La tête contre le mur du capitalisme

Aujourd’hui, 6 octobre 2020, intervenaient dans La grande table des idées (France Culture – 13 h 00 / 13 h 30) la sociologue Isabelle Ferreras et la chercheuse/enseignante aux Harvard Business School et Harvard Kennedy scholl Julie Battilana. L’une et l’autre ont publié (Editions du Seuil) le Manifeste travail.

Leurs propositions concernant le travail s’appuient sur trois piliers : 1 – démocratisation  2 – démarchandisation  3 – dépollution.

1 – « Les travailleurs et travailleuses doivent pouvoir collectivement valider les décisions de leur entreprise. Ces investisseurs en travail sont la partie constituante de l’entreprise, jusqu’à présent complètement oubliée. (…) Les entreprises ne doivent pas seulement se soumettre à la bonne volonté de ceux qui apportent du capital financier. »

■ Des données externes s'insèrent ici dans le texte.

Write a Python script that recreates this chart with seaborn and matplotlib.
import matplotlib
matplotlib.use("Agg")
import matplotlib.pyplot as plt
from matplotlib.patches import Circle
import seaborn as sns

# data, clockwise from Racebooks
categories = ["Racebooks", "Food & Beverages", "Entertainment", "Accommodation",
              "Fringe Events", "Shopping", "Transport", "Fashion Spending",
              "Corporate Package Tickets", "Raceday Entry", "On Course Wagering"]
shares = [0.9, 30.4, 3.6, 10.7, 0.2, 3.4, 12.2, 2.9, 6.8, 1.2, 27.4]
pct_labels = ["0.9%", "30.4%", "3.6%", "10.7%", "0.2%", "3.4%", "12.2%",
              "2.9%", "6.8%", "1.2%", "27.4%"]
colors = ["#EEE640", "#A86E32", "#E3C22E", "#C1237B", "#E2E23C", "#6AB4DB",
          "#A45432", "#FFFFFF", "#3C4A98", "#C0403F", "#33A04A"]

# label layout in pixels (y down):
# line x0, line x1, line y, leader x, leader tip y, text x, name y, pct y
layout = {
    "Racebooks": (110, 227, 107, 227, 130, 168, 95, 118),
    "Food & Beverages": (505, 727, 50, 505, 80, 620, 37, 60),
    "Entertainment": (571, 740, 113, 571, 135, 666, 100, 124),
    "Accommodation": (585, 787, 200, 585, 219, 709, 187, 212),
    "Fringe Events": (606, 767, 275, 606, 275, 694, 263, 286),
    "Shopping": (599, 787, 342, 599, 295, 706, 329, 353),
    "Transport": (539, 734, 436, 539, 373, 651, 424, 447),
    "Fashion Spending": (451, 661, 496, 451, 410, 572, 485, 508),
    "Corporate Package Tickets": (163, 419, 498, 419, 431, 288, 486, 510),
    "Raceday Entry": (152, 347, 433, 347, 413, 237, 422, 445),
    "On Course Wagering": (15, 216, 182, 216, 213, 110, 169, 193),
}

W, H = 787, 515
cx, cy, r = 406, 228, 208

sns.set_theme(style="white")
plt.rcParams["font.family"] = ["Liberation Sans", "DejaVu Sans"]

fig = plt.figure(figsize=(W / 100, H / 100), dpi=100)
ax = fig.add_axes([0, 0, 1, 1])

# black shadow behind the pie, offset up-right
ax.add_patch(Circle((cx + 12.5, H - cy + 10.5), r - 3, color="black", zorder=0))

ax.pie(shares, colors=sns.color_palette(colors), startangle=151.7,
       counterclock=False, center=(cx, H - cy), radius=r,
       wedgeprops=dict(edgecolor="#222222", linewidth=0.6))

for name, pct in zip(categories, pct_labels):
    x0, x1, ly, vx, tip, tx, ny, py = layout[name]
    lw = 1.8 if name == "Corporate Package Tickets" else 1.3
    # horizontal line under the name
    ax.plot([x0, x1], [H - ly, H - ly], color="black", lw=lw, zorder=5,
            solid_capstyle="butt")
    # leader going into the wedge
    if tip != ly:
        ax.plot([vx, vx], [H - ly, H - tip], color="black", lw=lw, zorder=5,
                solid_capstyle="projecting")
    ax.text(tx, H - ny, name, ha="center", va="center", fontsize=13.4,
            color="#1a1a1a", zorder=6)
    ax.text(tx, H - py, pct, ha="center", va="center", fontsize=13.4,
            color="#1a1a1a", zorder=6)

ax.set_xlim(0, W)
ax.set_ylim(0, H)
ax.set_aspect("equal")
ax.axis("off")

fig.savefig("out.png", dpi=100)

2 – « L’élément clé, c’est de comprendre qu’il est important de ne pas laisser ledit « marché du travail » décider pour nous. Car le marché n’est pas neutre, il n’est pas juste. Ce serait laisser ceux qui le contrôlent décider de tout. Il faut préserver certains secteurs de la loi du marché et revenir à ce fondement : le travail n’est pas une marchandise. »

« Il faut que nous tous citoyens on soit impliqué dans cette conversation. »

3 – « Il faut démocratiser et démarchandiser pour pouvoir dépolluer »

Conclusion  « Il faut que nous tous citoyens, on soit impliqué dans cette conversation. C’est incontestablement un changement très divergent, on en a conscience. Il diverge par rapport aux normes existantes qui sont dominantes partout dans le monde. On peut orchestrer la mise en œuvre du changement. Les gens ont envie de participer à l’orchestration. L’envie est là, les solutions sont là. »

Ce discours a pour caractéristique majeure de ne pas remettre en cause explicitement le système capitaliste, un « interdit » qui peut s’expliquer par l’absence de solution de rechange pour les raisons souvent évoquées ici.  

C’est là que se trouve sa limite.

Ce qu’il propose, relativement à la place des travailleurs dans l’entreprise, à la loi du marché…  n’est évidemment pas nouveau : on le trouve chez les socialistes utopiques (Saint-Simon, Fourier…) et mai 68 a suscité des expériences inspirées par ces théories généreuses (Lip, par exemple).

Ce discours et celui de Thomas Piketty – il analyse  dans Le Capital au 21ème siècle le mécanisme des inégalités dans le système capitaliste et propose des solutions essentiellement appuyées sur l’impôt, notamment sur le patrimoine –  donnent l’impression d’un cycle : tout se passe comme si on redécouvrait les effets délétères du système dénoncés au 19ème siècle, accentués par les crises successives intrinsèques et corrélatives, dont celle que nous traversons.

La différence tient dans une perspective alternative qui autorisait l’idée de révolution, et dont l’absence l’interdit aujourd’hui.

Ce qui en revanche est commun, c’est la présentation, plus ou moins implicite,  du système comme produit par ceux qui en tirent profit, en particulier les actionnaires : le capitalisme, tel qu’il apparaît dans ce discours, n’est pas un particularisme humain, mais la spécificité de certains.

C’est sans doute ce biais qui conduit aux exhortations,  « il faut, on peut, l’envie est là » de la conclusion qui ne dit pas comment peut s’opérer la mobilisation.

On sait les limites du mot d’ordre «  Tous ensemble, tous ensemble… » repris, mais non inventé par les Gilets Jaunes.  

La proposition du bicamérisme pour l’entreprise est un autre signe de la limite de la démarche. Isabelle Ferreras se réfère au système britannique : le gouvernement de l’entreprise, dit-elle, est actuellement la chambre des Lords. Il faut lui adjoindre la chambre des Communes.

Concrètement ?

Que diraient les Communes de l’entreprise Bayer qui fabrique les nicotinoïdes ? Que diraient celles des usines sucrières ?

En d’autres termes : quel peut être le commun en faveur duquel se prononceront les Communes de l’entreprise, sinon celui qui inclut leur emploi ?

Sortir de ce dilemme implique une redéfinition du commun.

Et une redéfinition du commun implique une reconsidération de ce qu’est le capitalisme.